### Dataset content
------------------------

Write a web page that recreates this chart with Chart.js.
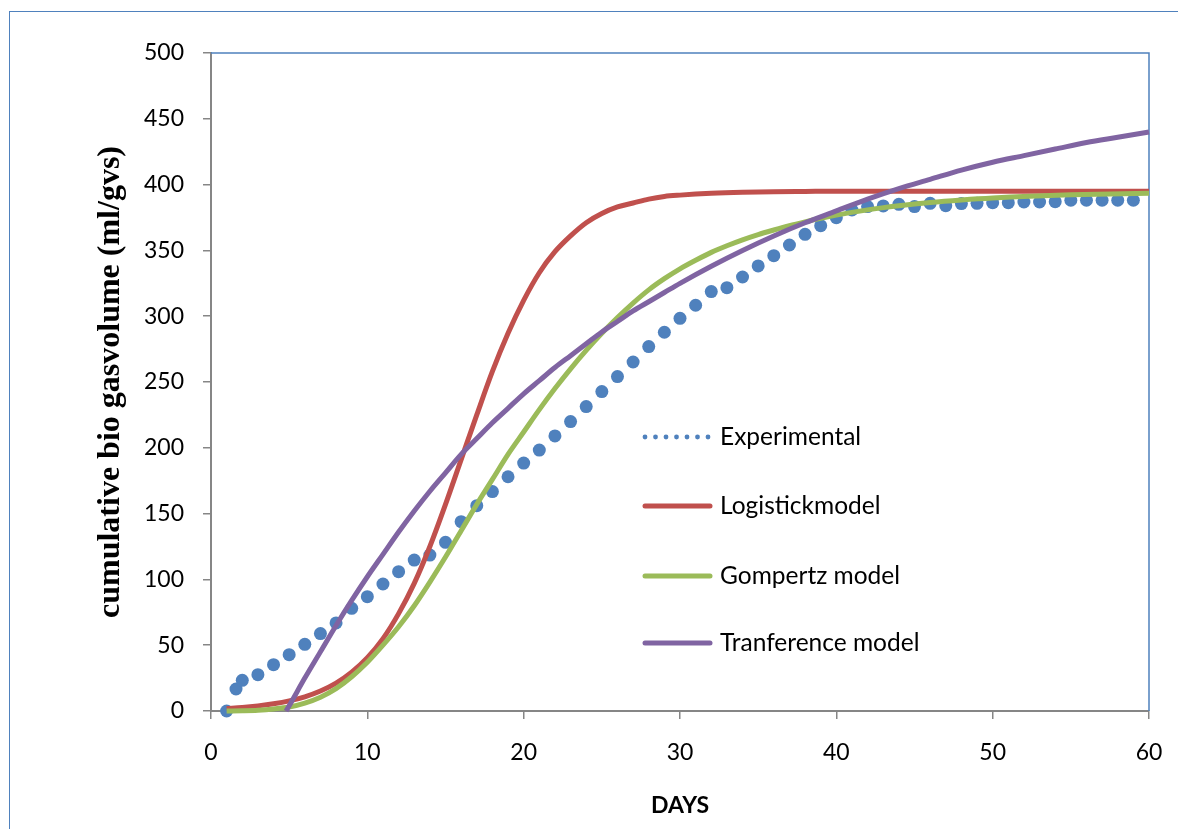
<!DOCTYPE html>
<html><head><meta charset="utf-8">
<script src="https://cdn.jsdelivr.net/npm/chart.js@4.4.1/dist/chart.umd.min.js"></script>
<style>
html,body{margin:0;padding:0;background:#fff;overflow:hidden}
#wrap{position:relative;width:1178px;height:829px;overflow:hidden}
#frame{position:absolute;left:9px;top:11px;right:-300px;bottom:-300px;border:1.5px solid #4F81BD}
canvas{position:absolute;left:0;top:0}
</style></head><body>
<div id="wrap"><div id="frame"></div><canvas id="c" width="1178" height="829"></canvas></div>
<script>
// ---- data ----
const seriesNames = ['Experimental', 'Logistickmodel', 'Gompertz model', 'Tranference model'];

const expDays = [1,1.6,2,3,4,5,6,7,8,9,10,11,12,13,14,15,16,17,18,19,20,21,22,23,24,25,26,27,28,29,30,
  31,32,33,34,35,36,37,38,39,40,41,42,43,44,45,46,47,48,49,50,51,52,53,54,55,56,57,58,59];
const expValues = [0,16.7,23.3,27.6,35.2,42.8,50.7,58.8,66.9,78,86.9,96.5,105.9,114.7,118.5,128.2,143.9,156,166.7,178,188.4,198.3,209,219.9,231.3,242.7,254.1,265.2,276.9,287.8,298.4,
  308.3,318.7,321.7,329.8,338.2,346,354.1,362.2,368.8,374.9,380.7,383.3,383.8,385,383.3,385.8,384,385.6,385.8,386.3,386.3,386.8,386.8,387,388.1,388.1,388.1,388.1,388.1];

const logDays = [1,2,3,4,5,6,7,8,9,10,11,12,13,14,15,16,17,18,19,20,21,22,23,24,25,26,27,28,29,30,32,34,36,38,40,45,50,55,60];
const logValues = [1.9,2.7,3.9,5.5,7.7,10.8,15.2,21.2,29.5,40.5,55,74,97,125,157,191,225,258,287,312,333,349,361,371,378,383,386,389,391,392,393.4,394.2,394.6,394.8,395,395,395,395,395];

const gomDays = [1,2,3,4,5,6,7,8,9,10,11,12,13,14,15,16,17,18,19,20,21,22,23,24,25,26,27,28,29,30,31,32,33,34,35,36,37,38,39,40,42,44,46,48,50,55,60];
const gomValues = [0,0.2,0.6,1.5,3,6,10.5,17,26,37,50,64,80,98,117,137,157,176,195,212,229,245,260,274,287,299,310,320,328.5,336,342.5,348.5,353.5,358,362,365.5,368.8,371.7,374.4,376.8,380.8,383.9,386.4,388.3,389.8,392.2,393.5];

const traDays = [4.8,5,6,7,8,9,10,11,12,13,14,15,16,17,18,19,20,21,22,23,24,25,26,27,28,29,30,32,34,36,38,40,42,44,46,48,50,52,54,56,58,60];
const traValues = [0,4,25,45,65,84,102,119,136,152,167,181,195,207,219,230,241,251,261,270,279,288,296,304,311,318,325,338,350,361,371,380,389,397,404,411,417,422,427,432,436,440];

const xTicks = [0,10,20,30,40,50,60];
const yTicks = [0,50,100,150,200,250,300,350,400,450,500];

// ---- styling ----
const colors = ['#4F81BD', '#C0504D', '#9BBB59', '#8064A2'];
const FONT = 'Lato, "Open Sans", sans-serif';
const pts = (xs, ys) => xs.map((x, i) => ({x: x, y: ys[i]}));

const framePlugin = {
  id: 'plotFrame',
  beforeDatasetsDraw(chart) {
    const {ctx, chartArea: a} = chart;
    ctx.save();
    ctx.strokeStyle = '#4F81BD';
    ctx.lineWidth = 1.5;
    ctx.beginPath();
    ctx.moveTo(a.left, a.top);
    ctx.lineTo(a.right, a.top);
    ctx.lineTo(a.right, a.bottom);
    ctx.stroke();
    ctx.restore();
  }
};

const legendPlugin = {
  id: 'insideLegend',
  afterDraw(chart) {
    const {ctx, chartArea: a} = chart;
    const x0 = a.left + 432, len = 67, rows = [384, 453, 523, 590];
    ctx.save();
    chart.data.datasets.forEach((ds, i) => {
      const y = a.top + rows[i];
      if (i === 0) {
        ctx.fillStyle = ds.backgroundColor;
        for (let k = 0; k < 7; k++) {
          ctx.beginPath();
          ctx.arc(x0 + 2 + k * 10.5, y, 2.4, 0, Math.PI * 2);
          ctx.fill();
        }
      } else {
        ctx.strokeStyle = ds.borderColor;
        ctx.lineWidth = 5;
        ctx.lineCap = 'round';
        ctx.beginPath();
        ctx.moveTo(x0 + 2, y);
        ctx.lineTo(x0 + len, y);
        ctx.stroke();
      }
      ctx.fillStyle = '#000';
      ctx.font = '24.5px ' + FONT;
      ctx.textBaseline = 'middle';
      ctx.textAlign = 'left';
      ctx.fillText(ds.label, x0 + 77, y);
    });
    ctx.restore();
  }
};

const lineDs = (i, xs, ys, order) => ({
  label: seriesNames[i], data: pts(xs, ys), showLine: true,
  borderColor: colors[i], backgroundColor: colors[i], borderWidth: 5,
  pointRadius: 0, cubicInterpolationMode: 'monotone', clip: false, order: order
});

new Chart(document.getElementById('c'), {
  type: 'scatter',
  data: {
    datasets: [
      {label: seriesNames[0], data: pts(expDays, expValues), showLine: false,
       backgroundColor: colors[0], borderColor: colors[0], pointRadius: 6.5, pointBorderWidth: 0,
       clip: false, order: 4},
      lineDs(1, logDays, logValues, 3),
      lineDs(2, gomDays, gomValues, 2),
      lineDs(3, traDays, traValues, 1)
    ]
  },
  options: {
    responsive: false,
    animation: false,
    devicePixelRatio: 1,
    layout: {padding: {top: 53, right: 29, left: 0, bottom: 0}},
    plugins: {legend: {display: false}, tooltip: {enabled: false}},
    scales: {
      x: {
        type: 'linear', min: 0, max: 60,
        afterBuildTicks: s => { s.ticks = xTicks.map(v => ({value: v})); },
        afterFit: s => { s.height = 118; s.paddingLeft = 0; s.paddingRight = 0; },
        ticks: {color: '#000', font: {family: FONT, size: 23}, padding: 20},
        grid: {drawOnChartArea: false, drawTicks: true, tickLength: 8, color: '#868686', lineWidth: 1.5},
        border: {color: '#868686', width: 2},
        title: {display: true, text: 'DAYS', color: '#000',
                font: {family: FONT, size: 23, weight: 'bold'}, padding: {top: 0, bottom: 10}}
      },
      y: {
        type: 'linear', min: 0, max: 500,
        afterBuildTicks: s => { s.ticks = yTicks.map(v => ({value: v})); },
        afterFit: s => { s.width = 211; s.paddingTop = 0; s.paddingBottom = 0; },
        ticks: {color: '#000', font: {family: FONT, size: 23}, padding: 19},
        grid: {drawOnChartArea: false, drawTicks: true, tickLength: 8, color: '#868686', lineWidth: 1.5},
        border: {color: '#868686', width: 2},
        title: {display: true, text: 'cumulative bio gasvolume (ml/gvs)', color: '#000',
                font: {family: '"Liberation Serif", "Times New Roman", serif', size: 32, weight: 'bold'},
                padding: {top: 92, bottom: 0}}
      }
    }
  },
  plugins: [framePlugin, legendPlugin]
});
</script>
</body></html>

------------------------

### What is needed
Set the listing down in full and exactly. Pictures within it should not appear in the copy.

### Reply to the task
Write a web page that recreates this chart with Chart.js.
<!DOCTYPE html>
<html><head><meta charset="utf-8">
<script src="https://cdn.jsdelivr.net/npm/chart.js@4.4.1/dist/chart.umd.min.js"></script>
<style>
html,body{margin:0;padding:0;background:#fff;overflow:hidden}
#wrap{position:relative;width:1178px;height:829px;overflow:hidden}
#frame{position:absolute;left:9px;top:11px;right:-300px;bottom:-300px;border:1.5px solid #4F81BD}
canvas{position:absolute;left:0;top:0}
</style></head><body>
<div id="wrap"><div id="frame"></div><canvas id="c" width="1178" height="829"></canvas></div>
<script>
// ---- data ----
const seriesNames = ['Experimental', 'Logistickmodel', 'Gompertz model', 'Tranference model'];

const expDays = [1,1.6,2,3,4,5,6,7,8,9,10,11,12,13,14,15,16,17,18,19,20,21,22,23,24,25,26,27,28,29,30,
  31,32,33,34,35,36,37,38,39,40,41,42,43,44,45,46,47,48,49,50,51,52,53,54,55,56,57,58,59];
const expValues = [0,16.7,23.3,27.6,35.2,42.8,50.7,58.8,66.9,78,86.9,96.5,105.9,114.7,118.5,128.2,143.9,156,166.7,178,188.4,198.3,209,219.9,231.3,242.7,254.1,265.2,276.9,287.8,298.4,
  308.3,318.7,321.7,329.8,338.2,346,354.1,362.2,368.8,374.9,380.7,383.3,383.8,385,383.3,385.8,384,385.6,385.8,386.3,386.3,386.8,386.8,387,388.1,388.1,388.1,388.1,388.1];

const logDays = [1,2,3,4,5,6,7,8,9,10,11,12,13,14,15,16,17,18,19,20,21,22,23,24,25,26,27,28,29,30,32,34,36,38,40,45,50,55,60];
const logValues = [1.9,2.7,3.9,5.5,7.7,10.8,15.2,21.2,29.5,40.5,55,74,97,125,157,191,225,258,287,312,333,349,361,371,378,383,386,389,391,392,393.4,394.2,394.6,394.8,395,395,395,395,395];

const gomDays = [1,2,3,4,5,6,7,8,9,10,11,12,13,14,15,16,17,18,19,20,21,22,23,24,25,26,27,28,29,30,31,32,33,34,35,36,37,38,39,40,42,44,46,48,50,55,60];
const gomValues = [0,0.2,0.6,1.5,3,6,10.5,17,26,37,50,64,80,98,117,137,157,176,195,212,229,245,260,274,287,299,310,320,328.5,336,342.5,348.5,353.5,358,362,365.5,368.8,371.7,374.4,376.8,380.8,383.9,386.4,388.3,389.8,392.2,393.5];

const traDays = [4.8,5,6,7,8,9,10,11,12,13,14,15,16,17,18,19,20,21,22,23,24,25,26,27,28,29,30,32,34,36,38,40,42,44,46,48,50,52,54,56,58,60];
const traValues = [0,4,25,45,65,84,102,119,136,152,167,181,195,207,219,230,241,251,261,270,279,288,296,304,311,318,325,338,350,361,371,380,389,397,404,411,417,422,427,432,436,440];

const xTicks = [0,10,20,30,40,50,60];
const yTicks = [0,50,100,150,200,250,300,350,400,450,500];

// ---- styling ----
const colors = ['#4F81BD', '#C0504D', '#9BBB59', '#8064A2'];
const FONT = 'Lato, "Open Sans", sans-serif';
const pts = (xs, ys) => xs.map((x, i) => ({x: x, y: ys[i]}));

const framePlugin = {
  id: 'plotFrame',
  beforeDatasetsDraw(chart) {
    const {ctx, chartArea: a} = chart;
    ctx.save();
    ctx.strokeStyle = '#4F81BD';
    ctx.lineWidth = 1.5;
    ctx.beginPath();
    ctx.moveTo(a.left, a.top);
    ctx.lineTo(a.right, a.top);
    ctx.lineTo(a.right, a.bottom);
    ctx.stroke();
    ctx.restore();
  }
};

const legendPlugin = {
  id: 'insideLegend',
  afterDraw(chart) {
    const {ctx, chartArea: a} = chart;
    const x0 = a.left + 432, len = 67, rows = [384, 453, 523, 590];
    ctx.save();
    chart.data.datasets.forEach((ds, i) => {
      const y = a.top + rows[i];
      if (i === 0) {
        ctx.fillStyle = ds.backgroundColor;
        for (let k = 0; k < 7; k++) {
          ctx.beginPath();
          ctx.arc(x0 + 2 + k * 10.5, y, 2.4, 0, Math.PI * 2);
          ctx.fill();
        }
      } else {
        ctx.strokeStyle = ds.borderColor;
        ctx.lineWidth = 5;
        ctx.lineCap = 'round';
        ctx.beginPath();
        ctx.moveTo(x0 + 2, y);
        ctx.lineTo(x0 + len, y);
        ctx.stroke();
      }
      ctx.fillStyle = '#000';
      ctx.font = '24.5px ' + FONT;
      ctx.textBaseline = 'middle';
      ctx.textAlign = 'left';
      ctx.fillText(ds.label, x0 + 77, y);
    });
    ctx.restore();
  }
};

const lineDs = (i, xs, ys, order) => ({
  label: seriesNames[i], data: pts(xs, ys), showLine: true,
  borderColor: colors[i], backgroundColor: colors[i], borderWidth: 5,
  pointRadius: 0, cubicInterpolationMode: 'monotone', clip: false, order: order
});

new Chart(document.getElementById('c'), {
  type: 'scatter',
  data: {
    datasets: [
      {label: seriesNames[0], data: pts(expDays, expValues), showLine: false,
       backgroundColor: colors[0], borderColor: colors[0], pointRadius: 6.5, pointBorderWidth: 0,
       clip: false, order: 4},
      lineDs(1, logDays, logValues, 3),
      lineDs(2, gomDays, gomValues, 2),
      lineDs(3, traDays, traValues, 1)
    ]
  },
  options: {
    responsive: false,
    animation: false,
    devicePixelRatio: 1,
    layout: {padding: {top: 53, right: 29, left: 0, bottom: 0}},
    plugins: {legend: {display: false}, tooltip: {enabled: false}},
    scales: {
      x: {
        type: 'linear', min: 0, max: 60,
        afterBuildTicks: s => { s.ticks = xTicks.map(v => ({value: v})); },
        afterFit: s => { s.height = 118; s.paddingLeft = 0; s.paddingRight = 0; },
        ticks: {color: '#000', font: {family: FONT, size: 23}, padding: 20},
        grid: {drawOnChartArea: false, drawTicks: true, tickLength: 8, color: '#868686', lineWidth: 1.5},
        border: {color: '#868686', width: 2},
        title: {display: true, text: 'DAYS', color: '#000',
                font: {family: FONT, size: 23, weight: 'bold'}, padding: {top: 0, bottom: 10}}
      },
      y: {
        type: 'linear', min: 0, max: 500,
        afterBuildTicks: s => { s.ticks = yTicks.map(v => ({value: v})); },
        afterFit: s => { s.width = 211; s.paddingTop = 0; s.paddingBottom = 0; },
        ticks: {color: '#000', font: {family: FONT, size: 23}, padding: 19},
        grid: {drawOnChartArea: false, drawTicks: true, tickLength: 8, color: '#868686', lineWidth: 1.5},
        border: {color: '#868686', width: 2},
        title: {display: true, text: 'cumulative bio gasvolume (ml/gvs)', color: '#000',
                font: {family: '"Liberation Serif", "Times New Roman", serif', size: 32, weight: 'bold'},
                padding: {top: 92, bottom: 0}}
      }
    }
  },
  plugins: [framePlugin, legendPlugin]
});
</script>
</body></html>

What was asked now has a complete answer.